** Begin **

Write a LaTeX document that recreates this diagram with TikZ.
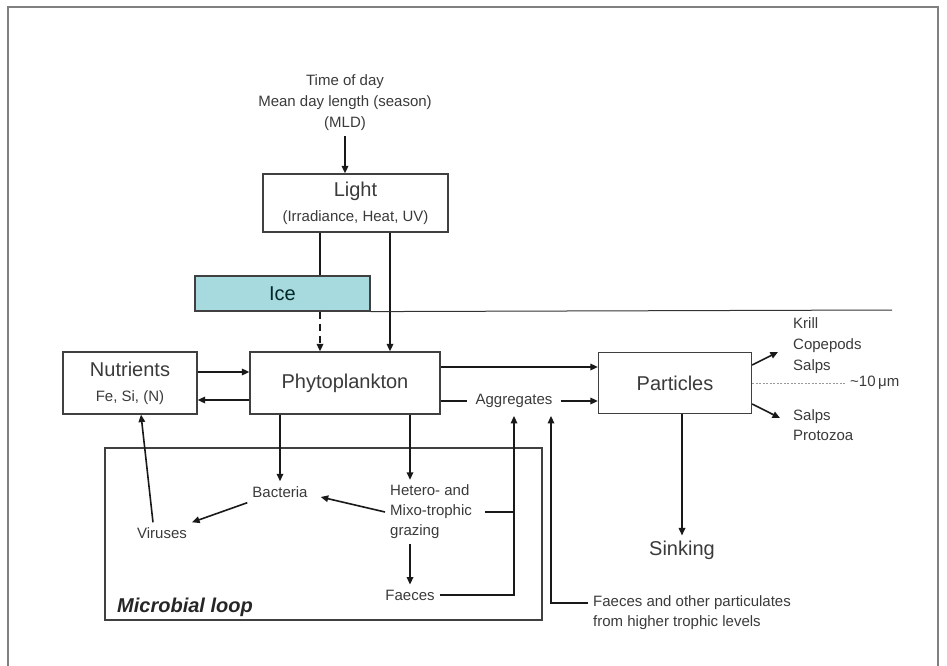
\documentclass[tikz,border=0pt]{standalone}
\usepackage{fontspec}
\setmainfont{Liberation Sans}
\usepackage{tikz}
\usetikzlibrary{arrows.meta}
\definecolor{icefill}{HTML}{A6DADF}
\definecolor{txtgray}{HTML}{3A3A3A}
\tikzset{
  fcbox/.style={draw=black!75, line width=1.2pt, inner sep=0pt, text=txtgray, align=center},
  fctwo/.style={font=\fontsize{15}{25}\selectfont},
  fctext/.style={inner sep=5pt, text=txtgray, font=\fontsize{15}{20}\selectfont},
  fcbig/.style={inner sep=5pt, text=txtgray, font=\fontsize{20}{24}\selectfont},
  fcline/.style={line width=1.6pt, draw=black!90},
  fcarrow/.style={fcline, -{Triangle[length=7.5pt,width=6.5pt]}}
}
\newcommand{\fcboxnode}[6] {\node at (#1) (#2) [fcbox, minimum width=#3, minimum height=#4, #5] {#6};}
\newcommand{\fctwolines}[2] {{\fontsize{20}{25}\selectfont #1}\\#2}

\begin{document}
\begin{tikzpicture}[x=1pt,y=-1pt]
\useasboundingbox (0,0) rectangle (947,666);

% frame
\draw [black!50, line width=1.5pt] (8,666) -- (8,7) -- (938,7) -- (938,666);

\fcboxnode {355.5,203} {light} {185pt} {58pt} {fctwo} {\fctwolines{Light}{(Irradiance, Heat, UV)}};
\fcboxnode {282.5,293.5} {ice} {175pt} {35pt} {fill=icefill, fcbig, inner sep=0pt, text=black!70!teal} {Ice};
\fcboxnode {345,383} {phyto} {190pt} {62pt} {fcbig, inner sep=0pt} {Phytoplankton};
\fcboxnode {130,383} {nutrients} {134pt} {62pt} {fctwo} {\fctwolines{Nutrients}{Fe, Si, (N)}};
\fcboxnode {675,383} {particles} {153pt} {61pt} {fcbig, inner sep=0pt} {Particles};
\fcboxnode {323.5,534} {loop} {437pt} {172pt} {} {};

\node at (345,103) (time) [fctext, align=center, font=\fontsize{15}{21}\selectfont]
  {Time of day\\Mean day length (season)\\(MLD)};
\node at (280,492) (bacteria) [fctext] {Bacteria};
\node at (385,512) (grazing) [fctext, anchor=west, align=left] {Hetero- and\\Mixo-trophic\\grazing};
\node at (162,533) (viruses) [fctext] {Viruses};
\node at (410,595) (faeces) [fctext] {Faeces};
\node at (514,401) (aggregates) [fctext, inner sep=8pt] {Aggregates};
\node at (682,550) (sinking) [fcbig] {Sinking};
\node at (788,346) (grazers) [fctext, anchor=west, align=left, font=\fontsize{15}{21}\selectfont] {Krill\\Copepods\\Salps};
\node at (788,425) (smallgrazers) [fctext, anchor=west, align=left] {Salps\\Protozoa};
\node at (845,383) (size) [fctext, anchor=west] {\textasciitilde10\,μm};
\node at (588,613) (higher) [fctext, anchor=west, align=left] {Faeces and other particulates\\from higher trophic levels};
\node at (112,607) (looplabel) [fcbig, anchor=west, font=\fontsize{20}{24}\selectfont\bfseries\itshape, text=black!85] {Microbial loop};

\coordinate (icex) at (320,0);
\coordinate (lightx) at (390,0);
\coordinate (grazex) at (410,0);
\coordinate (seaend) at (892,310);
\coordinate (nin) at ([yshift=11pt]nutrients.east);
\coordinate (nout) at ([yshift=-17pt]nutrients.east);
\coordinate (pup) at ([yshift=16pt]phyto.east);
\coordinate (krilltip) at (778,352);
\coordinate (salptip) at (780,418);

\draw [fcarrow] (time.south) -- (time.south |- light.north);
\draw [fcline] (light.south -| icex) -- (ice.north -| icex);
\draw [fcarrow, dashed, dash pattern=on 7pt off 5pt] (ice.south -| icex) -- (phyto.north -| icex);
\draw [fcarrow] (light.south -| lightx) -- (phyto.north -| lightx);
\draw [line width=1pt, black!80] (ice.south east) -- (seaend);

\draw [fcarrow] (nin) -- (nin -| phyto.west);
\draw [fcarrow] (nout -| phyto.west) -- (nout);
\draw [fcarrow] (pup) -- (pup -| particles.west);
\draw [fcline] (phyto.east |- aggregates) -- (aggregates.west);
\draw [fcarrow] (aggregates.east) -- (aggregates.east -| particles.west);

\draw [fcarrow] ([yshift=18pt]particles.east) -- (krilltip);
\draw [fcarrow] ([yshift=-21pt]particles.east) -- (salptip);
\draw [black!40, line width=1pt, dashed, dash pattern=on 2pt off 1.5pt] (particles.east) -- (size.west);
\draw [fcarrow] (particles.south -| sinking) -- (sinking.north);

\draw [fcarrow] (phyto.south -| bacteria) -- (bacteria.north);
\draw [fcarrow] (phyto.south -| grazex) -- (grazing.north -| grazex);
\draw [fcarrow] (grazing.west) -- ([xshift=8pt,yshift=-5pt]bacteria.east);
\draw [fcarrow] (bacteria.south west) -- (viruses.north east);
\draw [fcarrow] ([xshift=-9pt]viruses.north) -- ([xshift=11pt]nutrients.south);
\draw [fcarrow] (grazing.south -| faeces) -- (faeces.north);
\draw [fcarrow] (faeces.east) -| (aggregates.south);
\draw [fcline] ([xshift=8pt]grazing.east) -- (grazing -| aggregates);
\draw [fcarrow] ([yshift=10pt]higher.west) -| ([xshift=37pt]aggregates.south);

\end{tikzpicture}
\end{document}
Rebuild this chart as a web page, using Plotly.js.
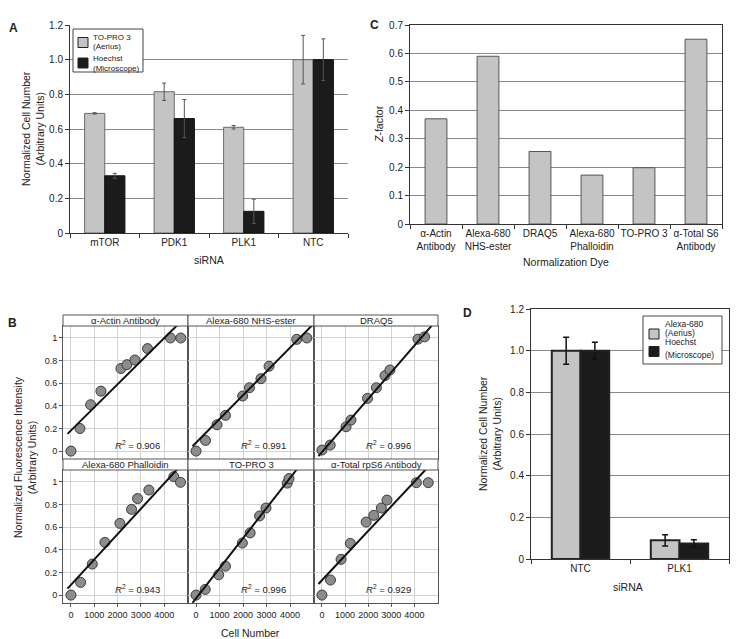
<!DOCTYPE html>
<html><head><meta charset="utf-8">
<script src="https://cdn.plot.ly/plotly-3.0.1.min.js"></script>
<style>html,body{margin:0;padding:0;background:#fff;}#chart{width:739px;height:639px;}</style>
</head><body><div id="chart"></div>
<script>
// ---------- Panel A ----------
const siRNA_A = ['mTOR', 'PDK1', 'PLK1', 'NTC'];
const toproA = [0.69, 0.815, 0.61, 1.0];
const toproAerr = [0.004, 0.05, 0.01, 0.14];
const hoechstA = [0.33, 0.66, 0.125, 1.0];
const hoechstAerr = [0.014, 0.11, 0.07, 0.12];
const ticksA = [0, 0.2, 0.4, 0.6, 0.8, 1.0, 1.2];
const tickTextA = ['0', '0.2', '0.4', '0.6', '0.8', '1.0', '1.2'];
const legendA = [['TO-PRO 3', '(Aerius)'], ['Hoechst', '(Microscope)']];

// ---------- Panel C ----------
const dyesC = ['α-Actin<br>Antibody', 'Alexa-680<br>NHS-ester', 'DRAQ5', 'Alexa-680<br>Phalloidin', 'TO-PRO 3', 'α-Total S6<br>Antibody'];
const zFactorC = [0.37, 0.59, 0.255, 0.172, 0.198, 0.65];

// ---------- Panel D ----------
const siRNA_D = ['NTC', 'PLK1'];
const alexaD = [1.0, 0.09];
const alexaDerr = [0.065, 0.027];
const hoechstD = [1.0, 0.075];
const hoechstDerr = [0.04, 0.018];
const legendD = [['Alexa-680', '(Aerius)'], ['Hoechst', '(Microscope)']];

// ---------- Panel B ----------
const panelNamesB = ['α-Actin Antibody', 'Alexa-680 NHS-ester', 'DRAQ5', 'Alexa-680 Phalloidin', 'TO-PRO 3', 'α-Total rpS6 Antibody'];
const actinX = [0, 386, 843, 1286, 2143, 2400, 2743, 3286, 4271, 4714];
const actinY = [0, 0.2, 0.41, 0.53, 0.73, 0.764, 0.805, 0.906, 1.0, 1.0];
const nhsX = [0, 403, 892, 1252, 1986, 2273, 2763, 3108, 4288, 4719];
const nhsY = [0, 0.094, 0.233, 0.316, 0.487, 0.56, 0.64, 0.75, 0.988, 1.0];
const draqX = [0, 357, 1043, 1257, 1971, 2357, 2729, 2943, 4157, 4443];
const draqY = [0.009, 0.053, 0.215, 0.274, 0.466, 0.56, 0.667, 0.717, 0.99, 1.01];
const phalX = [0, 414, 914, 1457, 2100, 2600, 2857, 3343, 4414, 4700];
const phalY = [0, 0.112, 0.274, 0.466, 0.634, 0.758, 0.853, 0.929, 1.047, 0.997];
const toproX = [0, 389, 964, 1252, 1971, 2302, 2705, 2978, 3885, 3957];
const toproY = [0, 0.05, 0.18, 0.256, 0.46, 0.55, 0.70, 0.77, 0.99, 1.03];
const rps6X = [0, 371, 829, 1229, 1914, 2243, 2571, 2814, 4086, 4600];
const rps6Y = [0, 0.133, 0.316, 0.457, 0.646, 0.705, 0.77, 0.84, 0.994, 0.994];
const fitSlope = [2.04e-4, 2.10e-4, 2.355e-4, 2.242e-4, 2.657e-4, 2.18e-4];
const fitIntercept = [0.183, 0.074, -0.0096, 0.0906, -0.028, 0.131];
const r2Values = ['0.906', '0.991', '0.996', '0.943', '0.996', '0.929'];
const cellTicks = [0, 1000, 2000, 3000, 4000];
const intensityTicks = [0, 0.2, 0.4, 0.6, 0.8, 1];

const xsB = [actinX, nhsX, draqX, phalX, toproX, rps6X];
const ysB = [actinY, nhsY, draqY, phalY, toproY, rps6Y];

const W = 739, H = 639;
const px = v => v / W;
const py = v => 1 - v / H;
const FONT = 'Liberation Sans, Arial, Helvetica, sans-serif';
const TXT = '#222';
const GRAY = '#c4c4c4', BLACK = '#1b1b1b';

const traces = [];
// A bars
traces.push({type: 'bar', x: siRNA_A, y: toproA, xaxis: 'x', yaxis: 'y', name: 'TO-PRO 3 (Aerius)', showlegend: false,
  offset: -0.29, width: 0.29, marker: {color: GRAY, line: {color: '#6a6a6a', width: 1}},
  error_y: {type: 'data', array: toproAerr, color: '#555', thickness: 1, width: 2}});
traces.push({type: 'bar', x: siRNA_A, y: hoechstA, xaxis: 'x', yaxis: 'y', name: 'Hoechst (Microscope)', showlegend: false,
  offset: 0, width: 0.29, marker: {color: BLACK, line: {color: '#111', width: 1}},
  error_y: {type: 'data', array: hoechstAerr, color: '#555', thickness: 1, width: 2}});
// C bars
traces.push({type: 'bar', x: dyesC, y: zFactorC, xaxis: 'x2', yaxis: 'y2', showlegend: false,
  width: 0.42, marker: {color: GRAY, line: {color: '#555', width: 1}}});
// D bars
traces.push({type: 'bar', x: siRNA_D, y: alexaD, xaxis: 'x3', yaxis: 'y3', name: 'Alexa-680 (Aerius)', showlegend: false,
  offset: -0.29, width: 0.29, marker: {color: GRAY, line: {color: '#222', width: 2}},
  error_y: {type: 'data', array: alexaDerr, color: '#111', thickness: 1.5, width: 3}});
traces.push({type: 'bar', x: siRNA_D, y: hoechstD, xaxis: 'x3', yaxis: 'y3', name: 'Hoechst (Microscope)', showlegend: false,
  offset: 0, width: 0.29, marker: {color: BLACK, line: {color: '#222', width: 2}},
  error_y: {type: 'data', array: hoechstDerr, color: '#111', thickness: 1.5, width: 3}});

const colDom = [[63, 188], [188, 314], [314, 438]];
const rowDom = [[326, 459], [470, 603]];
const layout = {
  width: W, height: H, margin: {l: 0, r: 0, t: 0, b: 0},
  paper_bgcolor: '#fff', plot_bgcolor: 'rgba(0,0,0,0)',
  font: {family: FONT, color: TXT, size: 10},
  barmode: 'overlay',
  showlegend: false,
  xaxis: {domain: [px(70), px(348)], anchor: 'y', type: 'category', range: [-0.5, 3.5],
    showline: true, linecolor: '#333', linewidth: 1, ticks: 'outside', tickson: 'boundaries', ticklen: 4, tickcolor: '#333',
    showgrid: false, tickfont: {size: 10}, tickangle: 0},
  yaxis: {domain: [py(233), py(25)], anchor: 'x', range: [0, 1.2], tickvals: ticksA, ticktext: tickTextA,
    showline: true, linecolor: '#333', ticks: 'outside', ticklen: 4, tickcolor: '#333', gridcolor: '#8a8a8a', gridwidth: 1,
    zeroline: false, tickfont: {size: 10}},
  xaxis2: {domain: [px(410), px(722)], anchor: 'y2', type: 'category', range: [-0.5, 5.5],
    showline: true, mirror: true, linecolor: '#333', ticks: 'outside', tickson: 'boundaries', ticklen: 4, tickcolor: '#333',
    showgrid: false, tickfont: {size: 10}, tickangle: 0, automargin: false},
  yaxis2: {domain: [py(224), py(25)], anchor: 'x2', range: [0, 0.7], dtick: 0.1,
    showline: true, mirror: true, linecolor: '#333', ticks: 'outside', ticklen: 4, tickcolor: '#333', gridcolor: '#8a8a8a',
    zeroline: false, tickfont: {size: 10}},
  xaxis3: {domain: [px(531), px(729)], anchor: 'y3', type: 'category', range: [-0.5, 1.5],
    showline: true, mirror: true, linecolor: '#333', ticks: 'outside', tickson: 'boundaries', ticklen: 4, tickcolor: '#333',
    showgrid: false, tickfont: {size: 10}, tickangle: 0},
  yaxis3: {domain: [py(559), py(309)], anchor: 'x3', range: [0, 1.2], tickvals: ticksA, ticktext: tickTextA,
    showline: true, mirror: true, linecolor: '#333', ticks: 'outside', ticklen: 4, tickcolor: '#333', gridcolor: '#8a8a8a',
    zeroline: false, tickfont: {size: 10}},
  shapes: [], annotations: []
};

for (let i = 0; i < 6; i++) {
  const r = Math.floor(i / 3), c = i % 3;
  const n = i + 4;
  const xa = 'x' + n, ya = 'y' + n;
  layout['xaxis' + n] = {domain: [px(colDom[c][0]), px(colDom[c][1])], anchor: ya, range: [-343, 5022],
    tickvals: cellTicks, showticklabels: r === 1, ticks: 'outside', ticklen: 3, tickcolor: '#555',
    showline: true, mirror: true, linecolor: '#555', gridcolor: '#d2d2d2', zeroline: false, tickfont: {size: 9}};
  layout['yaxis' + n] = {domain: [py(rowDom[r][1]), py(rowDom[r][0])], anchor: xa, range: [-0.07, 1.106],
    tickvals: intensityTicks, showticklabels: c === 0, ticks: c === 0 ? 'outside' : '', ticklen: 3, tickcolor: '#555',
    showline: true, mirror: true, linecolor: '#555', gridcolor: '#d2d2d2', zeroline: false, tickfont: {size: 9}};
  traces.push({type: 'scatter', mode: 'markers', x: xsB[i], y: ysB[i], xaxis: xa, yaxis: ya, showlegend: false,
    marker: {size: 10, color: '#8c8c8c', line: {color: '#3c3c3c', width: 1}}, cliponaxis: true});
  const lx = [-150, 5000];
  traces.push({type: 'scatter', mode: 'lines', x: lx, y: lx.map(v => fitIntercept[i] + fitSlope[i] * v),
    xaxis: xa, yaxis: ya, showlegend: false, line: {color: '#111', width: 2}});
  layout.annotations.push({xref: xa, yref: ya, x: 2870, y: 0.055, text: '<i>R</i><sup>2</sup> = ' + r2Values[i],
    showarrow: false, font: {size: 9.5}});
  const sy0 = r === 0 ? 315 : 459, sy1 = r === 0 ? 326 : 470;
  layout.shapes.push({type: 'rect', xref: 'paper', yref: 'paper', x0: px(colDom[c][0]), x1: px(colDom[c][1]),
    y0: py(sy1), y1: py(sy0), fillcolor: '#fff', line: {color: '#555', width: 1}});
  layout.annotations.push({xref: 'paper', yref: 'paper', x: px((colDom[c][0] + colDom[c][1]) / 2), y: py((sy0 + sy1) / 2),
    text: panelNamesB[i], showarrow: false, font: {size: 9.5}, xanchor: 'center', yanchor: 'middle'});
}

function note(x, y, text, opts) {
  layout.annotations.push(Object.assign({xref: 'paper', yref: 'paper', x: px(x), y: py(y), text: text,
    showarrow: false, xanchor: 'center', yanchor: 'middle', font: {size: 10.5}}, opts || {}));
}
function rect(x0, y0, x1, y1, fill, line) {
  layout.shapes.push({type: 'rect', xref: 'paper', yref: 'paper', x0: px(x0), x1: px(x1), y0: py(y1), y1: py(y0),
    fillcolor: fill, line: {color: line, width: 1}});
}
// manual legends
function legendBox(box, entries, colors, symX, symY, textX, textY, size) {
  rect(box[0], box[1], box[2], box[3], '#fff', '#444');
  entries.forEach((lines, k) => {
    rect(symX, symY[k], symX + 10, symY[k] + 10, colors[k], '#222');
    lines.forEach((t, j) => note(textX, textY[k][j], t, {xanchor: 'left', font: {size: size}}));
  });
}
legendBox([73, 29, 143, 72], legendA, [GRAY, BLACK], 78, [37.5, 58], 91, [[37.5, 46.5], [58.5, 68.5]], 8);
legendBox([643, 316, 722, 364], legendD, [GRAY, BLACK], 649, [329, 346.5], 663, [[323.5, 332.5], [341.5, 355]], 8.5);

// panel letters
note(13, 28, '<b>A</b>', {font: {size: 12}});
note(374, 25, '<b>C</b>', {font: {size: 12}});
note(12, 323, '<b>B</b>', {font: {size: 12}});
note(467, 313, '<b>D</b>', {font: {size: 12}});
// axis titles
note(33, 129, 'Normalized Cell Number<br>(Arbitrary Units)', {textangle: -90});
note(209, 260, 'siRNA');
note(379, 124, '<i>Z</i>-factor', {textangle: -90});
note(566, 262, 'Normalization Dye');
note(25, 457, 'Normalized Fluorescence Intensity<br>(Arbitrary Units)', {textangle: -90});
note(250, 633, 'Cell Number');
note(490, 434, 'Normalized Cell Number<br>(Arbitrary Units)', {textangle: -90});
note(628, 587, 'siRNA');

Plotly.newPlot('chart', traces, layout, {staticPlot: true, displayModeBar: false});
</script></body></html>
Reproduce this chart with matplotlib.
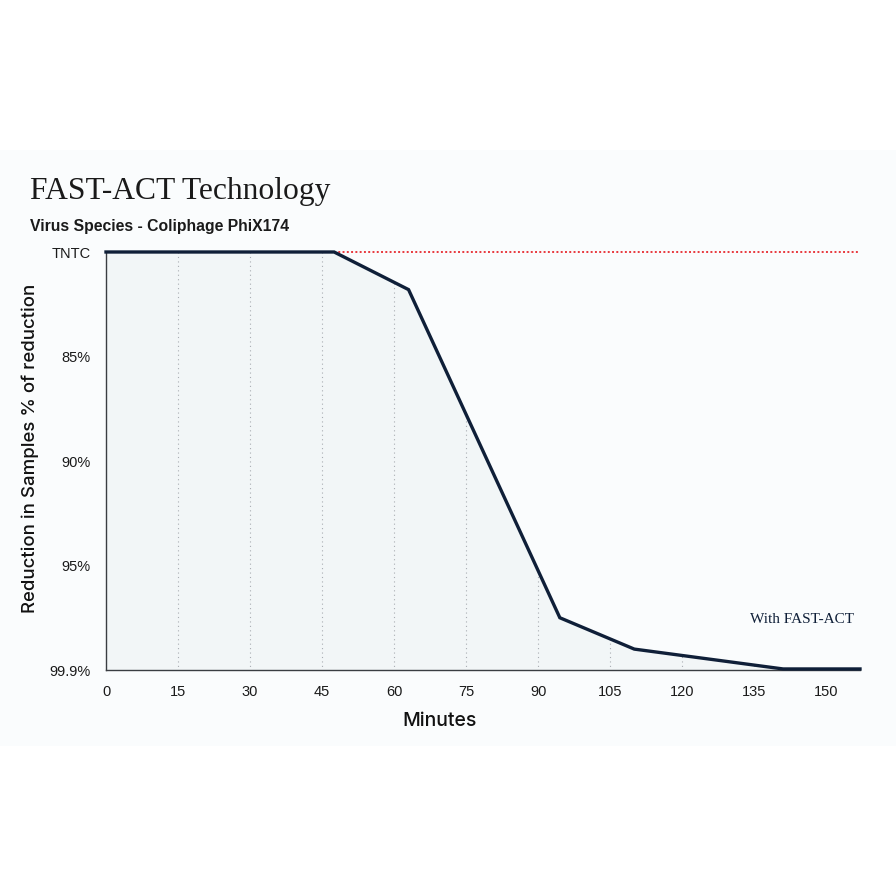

** End **

* Set exercise: Omitting all pictures, restate exactly the lines of the material from its start through the line that contains "(938,7) -- (938,666);".

* Output below:
Write a LaTeX document that recreates this diagram with TikZ.
\documentclass[tikz,border=0pt]{standalone}
\usepackage{fontspec}
\setmainfont{Liberation Sans}
\usepackage{tikz}
\usetikzlibrary{arrows.meta}
\definecolor{icefill}{HTML}{A6DADF}
\definecolor{txtgray}{HTML}{3A3A3A}
\tikzset{
  fcbox/.style={draw=black!75, line width=1.2pt, inner sep=0pt, text=txtgray, align=center},
  fctwo/.style={font=\fontsize{15}{25}\selectfont},
  fctext/.style={inner sep=5pt, text=txtgray, font=\fontsize{15}{20}\selectfont},
  fcbig/.style={inner sep=5pt, text=txtgray, font=\fontsize{20}{24}\selectfont},
  fcline/.style={line width=1.6pt, draw=black!90},
  fcarrow/.style={fcline, -{Triangle[length=7.5pt,width=6.5pt]}}
}
\newcommand{\fcboxnode}[6] {\node at (#1) (#2) [fcbox, minimum width=#3, minimum height=#4, #5] {#6};}
\newcommand{\fctwolines}[2] {{\fontsize{20}{25}\selectfont #1}\\#2}

\begin{document}
\begin{tikzpicture}[x=1pt,y=-1pt]
\useasboundingbox (0,0) rectangle (947,666);

% frame
\draw [black!50, line width=1.5pt] (8,666) -- (8,7) -- (938,7) -- (938,666);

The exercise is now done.